Но мизансцена и группировка - важнейшие элементы актерской выразительности. Они имеют прямое, непосредственное отношение не только к режиссуре, но и к искусству актера. Актер не может быть безразличным к внешней форме сценического воплощения роли, к тому, как его творчество воспринимается зрителем. Кроме того, мизансцена не только конечный результат творчества. Удачно найденная мизансцена может стать и возбудителем творчества, помочь актеру ощутить правду своего сценического бытия. И наоборот, мизансцена, не отвечающая внутренним побуждениям актера, способна породить ложное самочувствие, помешать органическому творчеству.

Наряду со словом, движением, темпо-ритмом, мизансценой в систему Станиславского вошла и характерность - как один из важнейших элементов творческого воплощения роли. Способность придать образу индивидуальные, неповторимые черты - это не только свойство актерского дарования, но и результат определенного технического умения, которое достигается тренировкой.

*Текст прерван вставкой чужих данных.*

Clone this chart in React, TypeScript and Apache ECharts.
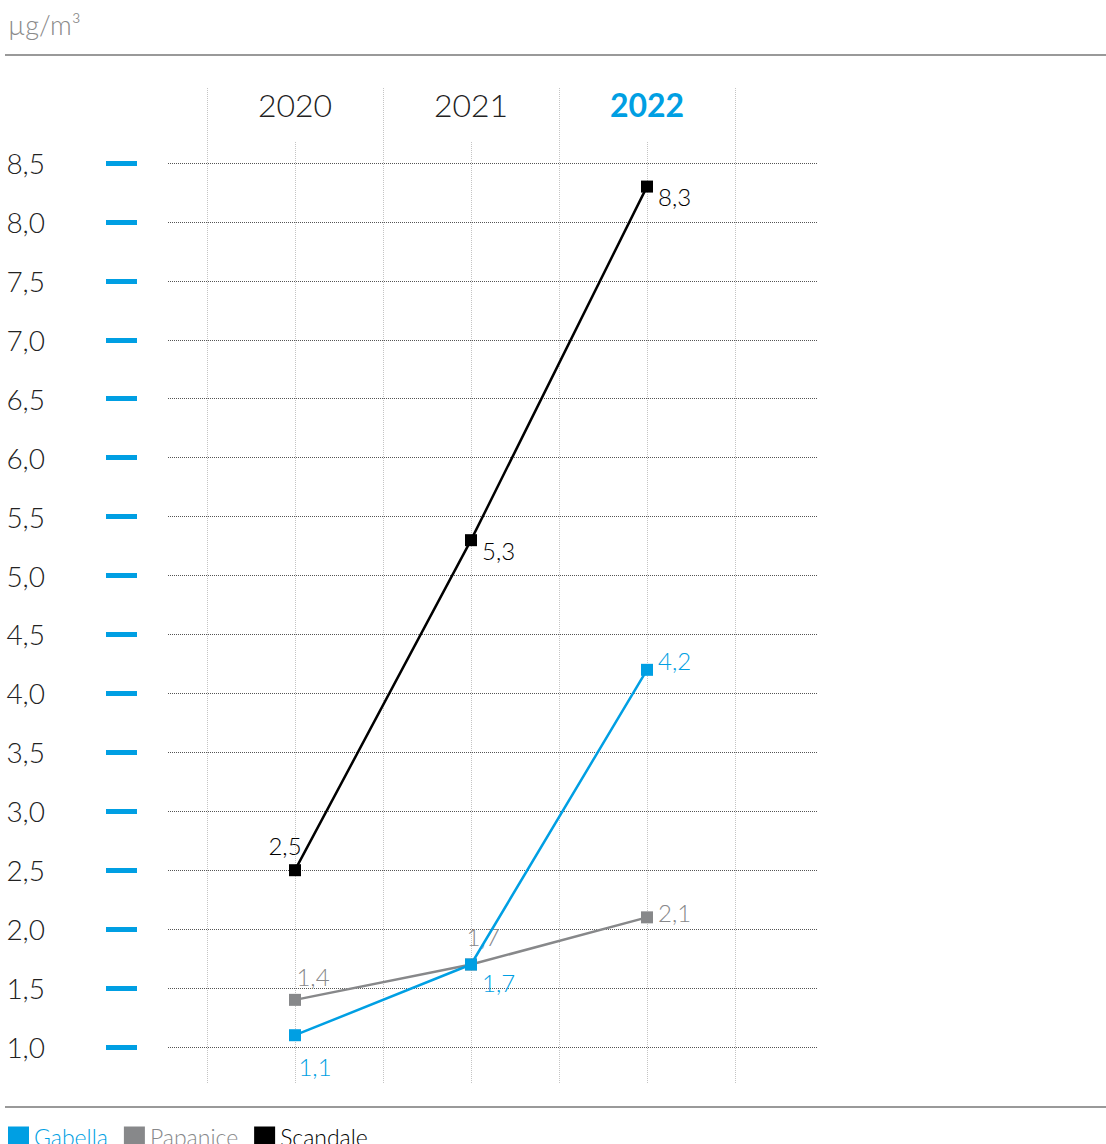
import React, { useEffect, useRef } from "react";
import * as echarts from "echarts";

const years = ["2020", "2021", "2022"];
const gabella = [1.1, 1.7, 4.2];
const papanice = [1.4, 1.7, 2.1];
const scandale = [2.5, 5.3, 8.3];
const unitLabel = "µg/m³";
const highlightYear = "2022";

const BLUE = "#009fe3";
const GRAY = "#87888a";
const BLACK = "#000000";
const FONT = "Lato";

const fmt = (v: number) => v.toFixed(1).replace(".", ",");

function labelCfg(color: string, position: string, offset: number[]) {
  return {
    show: true,
    position,
    offset,
    distance: 5,
    color,
    fontSize: 24,
    fontFamily: FONT,
    fontWeight: 300,
    formatter: (p: any) => fmt(p.value),
  };
}

export default function App() {
  const ref = useRef<HTMLDivElement>(null);
  useEffect(() => {
    if (!ref.current) return;
    const chart = echarts.init(ref.current, null, { renderer: "svg" });
    const gabellaLabels = [
      labelCfg(BLUE, "bottom", [20, 8]),
      labelCfg(BLUE, "right", [0, 18]),
      labelCfg(BLUE, "right", [0, -9]),
    ];
    const papaniceLabels = [
      labelCfg(GRAY, "top", [18, 0]),
      labelCfg(GRAY, "top", [12, -5]),
      labelCfg(GRAY, "right", [0, -5]),
    ];
    const scandaleLabels = [
      labelCfg(BLACK, "top", [-10, -2]),
      labelCfg(BLACK, "right", [0, 10]),
      labelCfg(BLACK, "right", [0, 10]),
    ];
    const mk = (name: string, vals: number[], color: string, labels: any[], z: number) => ({
      name,
      type: "line",
      xAxisIndex: 3,
      yAxisIndex: 2,
      data: vals.map((v, i) => ({ value: v, label: labels[i] })),
      symbol: "rect",
      symbolSize: 12,
      z,
      lineStyle: { color, width: 2.5 },
      itemStyle: { color },
    });
    chart.setOption({
      animation: false,
      grid: [
        { left: 207, width: 528, top: 88, height: 995 },
        { left: 106, width: 711, top: 163, height: 884 },
        { left: 207, width: 528, top: 163, height: 884 },
        { left: 168, width: 649, top: 163, height: 884 },
      ],
      xAxis: [
        {
          type: "category",
          gridIndex: 0,
          position: "top",
          data: years,
          boundaryGap: true,
          axisLine: { show: false },
          axisTick: { show: false },
          axisLabel: {
            inside: true,
            margin: 0,
            interval: 0,
            fontSize: 32,
            fontFamily: FONT,
            fontWeight: 300,
            color: "#222",
            formatter: (v: string) => (v === highlightYear ? `{b|${v}}` : v),
            rich: {
              b: { fontSize: 32, fontFamily: FONT, fontWeight: "bold", color: BLUE },
            },
          },
          splitLine: {
            show: true,
            interval: 0,
            lineStyle: { color: "#c4c4c4", type: "dotted", width: 1 },
          },
        },
        {
          type: "category",
          gridIndex: 0,
          position: "bottom",
          data: years,
          boundaryGap: true,
          axisLine: { show: false },
          axisLabel: { show: false },
          axisTick: {
            show: true,
            inside: true,
            alignWithLabel: true,
            interval: 0,
            length: 942,
            lineStyle: { color: "#c4c4c4", type: "dotted", width: 1 },
          },
          splitLine: { show: false },
        },
        { type: "value", gridIndex: 1, show: false },
        { type: "category", gridIndex: 2, data: years, boundaryGap: true, show: false },
        { type: "value", gridIndex: 3, show: false },
      ],
      yAxis: [
        { type: "value", gridIndex: 0, show: false },
        {
          type: "value",
          gridIndex: 1,
          min: 1,
          max: 8.5,
          interval: 0.5,
          axisLine: { show: false },
          axisTick: { show: true, inside: true, length: 31, lineStyle: { color: BLUE, width: 5 } },
          axisLabel: {
            margin: 61,
            fontSize: 28,
            fontFamily: FONT,
            fontWeight: 300,
            color: "#222",
            formatter: (v: number) => fmt(v),
          },
          splitLine: { show: false },
        },
        { type: "value", gridIndex: 2, min: 1, max: 8.5, show: false },
        {
          type: "value",
          gridIndex: 3,
          min: 1,
          max: 8.5,
          interval: 0.5,
          axisLine: { show: false },
          axisTick: { show: false },
          axisLabel: { show: false },
          splitLine: {
            show: true,
            lineStyle: { color: "#555", type: "dotted", width: 1 },
          },
        },
      ],
      legend: {
        left: 3,
        top: 1120,
        itemWidth: 21,
        itemHeight: 20,
        itemGap: 16,
        icon: "rect",
        data: [
          { name: "Gabella", textStyle: { color: BLUE } },
          { name: "Papanice", textStyle: { color: GRAY } },
          { name: "Scandale", textStyle: { color: BLACK } },
        ],
        textStyle: { fontSize: 23, fontFamily: FONT, fontWeight: 300 },
      },
      graphic: [
        {
          type: "text",
          left: 8,
          top: 11,
          style: { text: unitLabel, fontSize: 27, fontFamily: FONT, fontWeight: 300, fill: "#8a8a8a" },
        },
        {
          type: "line",
          shape: { x1: 5, y1: 55, x2: 1106, y2: 55 },
          style: { stroke: "#777", lineWidth: 1.5 },
        },
        {
          type: "line",
          shape: { x1: 5, y1: 1107, x2: 1106, y2: 1107 },
          style: { stroke: "#777", lineWidth: 1.5 },
        },
      ],
      series: [
        mk("Gabella", gabella, BLUE, gabellaLabels, 4),
        mk("Papanice", papanice, GRAY, papaniceLabels, 3),
        mk("Scandale", scandale, BLACK, scandaleLabels, 5),
      ],
    });
    return () => chart.dispose();
  }, []);
  return <div ref={ref} style={{ width: 1106, height: 1144, position: "absolute", left: 0, top: 0 }} />;
}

Исключение характерности из работы актера над собой объясняется нередко упрощенным пониманием системы Станиславского как системы переживания, имеющей дело только с внутренними элементами творчества. Считается, что предложенный Станиславским подход к роли «от себя» снимает якобы с актера заботу о характерности и перевоплощении, которые должны складываться непроизвольным, интуитивным путем. Отсюда родилось ошибочное мнение, что проблема характерности утратила свое значение и, работая по системе, можно вообще обойтись без характерности.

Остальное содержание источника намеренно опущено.